From hex nuts and carriage bolts to machine screws, the right choice comes from understanding the joint, environment, and service loads. If you’re sourcing for a project or building a standard parts list, explore Unifit Metalloys’ fastener range for reliable quality, grades, and finishes aligned to your application.

Partner with Unifit Fastener for one-stop sourcing across materials (carbon/alloy steel, stainless 304/316), metric and inch sizes, and protective finishes (zinc, HDG, black oxide). Get application-driven guidance, consistent QC, and documentation support as well as fast dispatch and global shipping, so your projects stay on schedule with dependable, compliant fasteners.

Frequently Asked Questions About Types of Nuts, Bolts and Screws

A short primer before the specifics: naming often reflects head style, thread form, and intended substrate. Here are quick answers to common questions buyers and engineers ask.

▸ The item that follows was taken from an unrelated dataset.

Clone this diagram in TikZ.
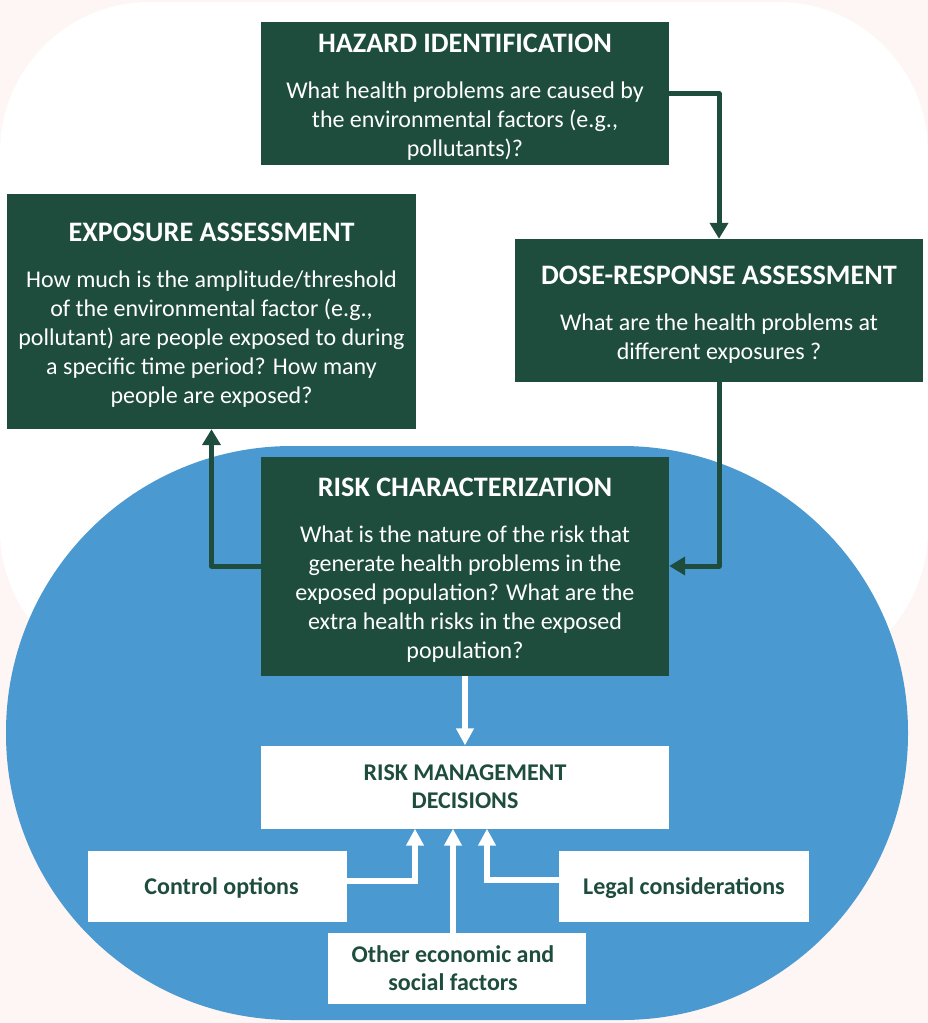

What are 6-sided screws called?

When referring to the head shape, the common term is hex head (used on hex bolts/hex head cap screws). For nuts, the six-sided standard is a hex nut.

How many types of bolts are there?

There’s no single count, but common families include hex, carriage, lag, flange, socket, eye, U- and J-bolts, each with multiple variants by grade, material, and head/drive.

Can nuts and bolts be reused?

Often yes for general service if threads and seating faces are undamaged and torque-tension specs can be met. However, certain applications (e.g., structural joints, prevailing-torque lock nuts, and critical safety joints) may require replacement. Follow the relevant standard or OEM guidance.

What are specialty fasteners and when are they used?

Specialty fasteners include structural bolts, high-temperature alloys, security heads, and application-specific designs (e.g., lifting eye bolts, serrated flange nuts). Use them when standard hardware can’t meet load, environment, access, safety, or compliance requirements.